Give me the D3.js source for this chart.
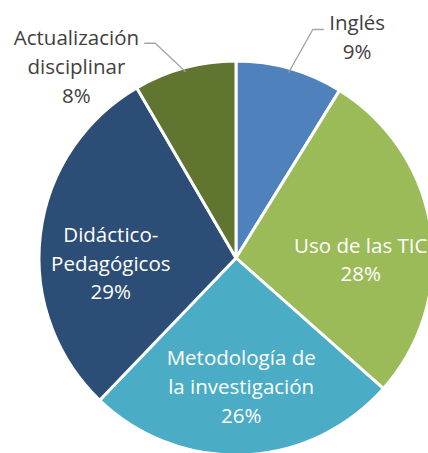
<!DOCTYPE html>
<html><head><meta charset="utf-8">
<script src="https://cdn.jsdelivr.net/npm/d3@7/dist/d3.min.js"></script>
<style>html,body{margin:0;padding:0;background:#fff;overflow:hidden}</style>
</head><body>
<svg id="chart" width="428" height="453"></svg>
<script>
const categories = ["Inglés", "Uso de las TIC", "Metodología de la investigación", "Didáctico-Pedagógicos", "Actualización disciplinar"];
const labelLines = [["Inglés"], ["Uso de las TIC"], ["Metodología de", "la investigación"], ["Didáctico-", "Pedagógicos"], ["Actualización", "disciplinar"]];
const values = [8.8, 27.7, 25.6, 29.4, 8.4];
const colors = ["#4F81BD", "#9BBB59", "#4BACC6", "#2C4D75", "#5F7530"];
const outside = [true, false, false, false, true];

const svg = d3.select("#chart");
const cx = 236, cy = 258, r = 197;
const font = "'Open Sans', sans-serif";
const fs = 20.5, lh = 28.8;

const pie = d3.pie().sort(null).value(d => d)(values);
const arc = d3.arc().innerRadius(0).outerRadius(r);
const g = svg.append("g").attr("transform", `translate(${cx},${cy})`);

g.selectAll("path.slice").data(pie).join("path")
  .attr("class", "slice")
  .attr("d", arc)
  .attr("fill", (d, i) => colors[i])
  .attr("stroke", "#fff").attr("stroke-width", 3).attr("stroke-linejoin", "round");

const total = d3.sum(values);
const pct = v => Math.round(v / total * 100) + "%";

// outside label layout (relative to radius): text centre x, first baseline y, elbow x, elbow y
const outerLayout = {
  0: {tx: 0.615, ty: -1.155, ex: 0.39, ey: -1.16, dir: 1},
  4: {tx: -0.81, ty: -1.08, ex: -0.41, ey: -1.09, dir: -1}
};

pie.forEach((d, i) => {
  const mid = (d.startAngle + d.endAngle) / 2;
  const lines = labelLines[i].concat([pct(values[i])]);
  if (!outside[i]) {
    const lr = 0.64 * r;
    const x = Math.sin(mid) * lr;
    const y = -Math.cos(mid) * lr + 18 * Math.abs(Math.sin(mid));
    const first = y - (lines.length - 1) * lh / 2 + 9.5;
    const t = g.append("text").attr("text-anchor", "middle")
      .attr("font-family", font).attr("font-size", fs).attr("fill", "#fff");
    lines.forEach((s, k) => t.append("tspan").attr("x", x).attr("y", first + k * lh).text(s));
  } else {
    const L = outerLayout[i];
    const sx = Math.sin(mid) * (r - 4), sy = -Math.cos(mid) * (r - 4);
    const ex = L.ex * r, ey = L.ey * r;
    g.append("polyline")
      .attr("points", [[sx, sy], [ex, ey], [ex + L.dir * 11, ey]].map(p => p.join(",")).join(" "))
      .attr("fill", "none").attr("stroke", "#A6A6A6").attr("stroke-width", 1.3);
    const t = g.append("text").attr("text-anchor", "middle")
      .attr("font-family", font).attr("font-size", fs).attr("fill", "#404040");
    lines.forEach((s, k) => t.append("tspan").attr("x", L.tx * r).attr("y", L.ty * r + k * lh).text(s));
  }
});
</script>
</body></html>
————
- **YOUR OBJECTIVE**: Transcribe the preceding listing in its entirety and with exact wording, leaving out pictures.

- **WRITTEN ANSWER**:
Give me the D3.js source for this chart.
<!DOCTYPE html>
<html><head><meta charset="utf-8">
<script src="https://cdn.jsdelivr.net/npm/d3@7/dist/d3.min.js"></script>
<style>html,body{margin:0;padding:0;background:#fff;overflow:hidden}</style>
</head><body>
<svg id="chart" width="428" height="453"></svg>
<script>
const categories = ["Inglés", "Uso de las TIC", "Metodología de la investigación", "Didáctico-Pedagógicos", "Actualización disciplinar"];
const labelLines = [["Inglés"], ["Uso de las TIC"], ["Metodología de", "la investigación"], ["Didáctico-", "Pedagógicos"], ["Actualización", "disciplinar"]];
const values = [8.8, 27.7, 25.6, 29.4, 8.4];
const colors = ["#4F81BD", "#9BBB59", "#4BACC6", "#2C4D75", "#5F7530"];
const outside = [true, false, false, false, true];

const svg = d3.select("#chart");
const cx = 236, cy = 258, r = 197;
const font = "'Open Sans', sans-serif";
const fs = 20.5, lh = 28.8;

const pie = d3.pie().sort(null).value(d => d)(values);
const arc = d3.arc().innerRadius(0).outerRadius(r);
const g = svg.append("g").attr("transform", `translate(${cx},${cy})`);

g.selectAll("path.slice").data(pie).join("path")
  .attr("class", "slice")
  .attr("d", arc)
  .attr("fill", (d, i) => colors[i])
  .attr("stroke", "#fff").attr("stroke-width", 3).attr("stroke-linejoin", "round");

const total = d3.sum(values);
const pct = v => Math.round(v / total * 100) + "%";

// outside label layout (relative to radius): text centre x, first baseline y, elbow x, elbow y
const outerLayout = {
  0: {tx: 0.615, ty: -1.155, ex: 0.39, ey: -1.16, dir: 1},
  4: {tx: -0.81, ty: -1.08, ex: -0.41, ey: -1.09, dir: -1}
};

pie.forEach((d, i) => {
  const mid = (d.startAngle + d.endAngle) / 2;
  const lines = labelLines[i].concat([pct(values[i])]);
  if (!outside[i]) {
    const lr = 0.64 * r;
    const x = Math.sin(mid) * lr;
    const y = -Math.cos(mid) * lr + 18 * Math.abs(Math.sin(mid));
    const first = y - (lines.length - 1) * lh / 2 + 9.5;
    const t = g.append("text").attr("text-anchor", "middle")
      .attr("font-family", font).attr("font-size", fs).attr("fill", "#fff");
    lines.forEach((s, k) => t.append("tspan").attr("x", x).attr("y", first + k * lh).text(s));
  } else {
    const L = outerLayout[i];
    const sx = Math.sin(mid) * (r - 4), sy = -Math.cos(mid) * (r - 4);
    const ex = L.ex * r, ey = L.ey * r;
    g.append("polyline")
      .attr("points", [[sx, sy], [ex, ey], [ex + L.dir * 11, ey]].map(p => p.join(",")).join(" "))
      .attr("fill", "none").attr("stroke", "#A6A6A6").attr("stroke-width", 1.3);
    const t = g.append("text").attr("text-anchor", "middle")
      .attr("font-family", font).attr("font-size", fs).attr("fill", "#404040");
    lines.forEach((s, k) => t.append("tspan").attr("x", L.tx * r).attr("y", L.ty * r + k * lh).text(s));
  }
});
</script>
</body></html>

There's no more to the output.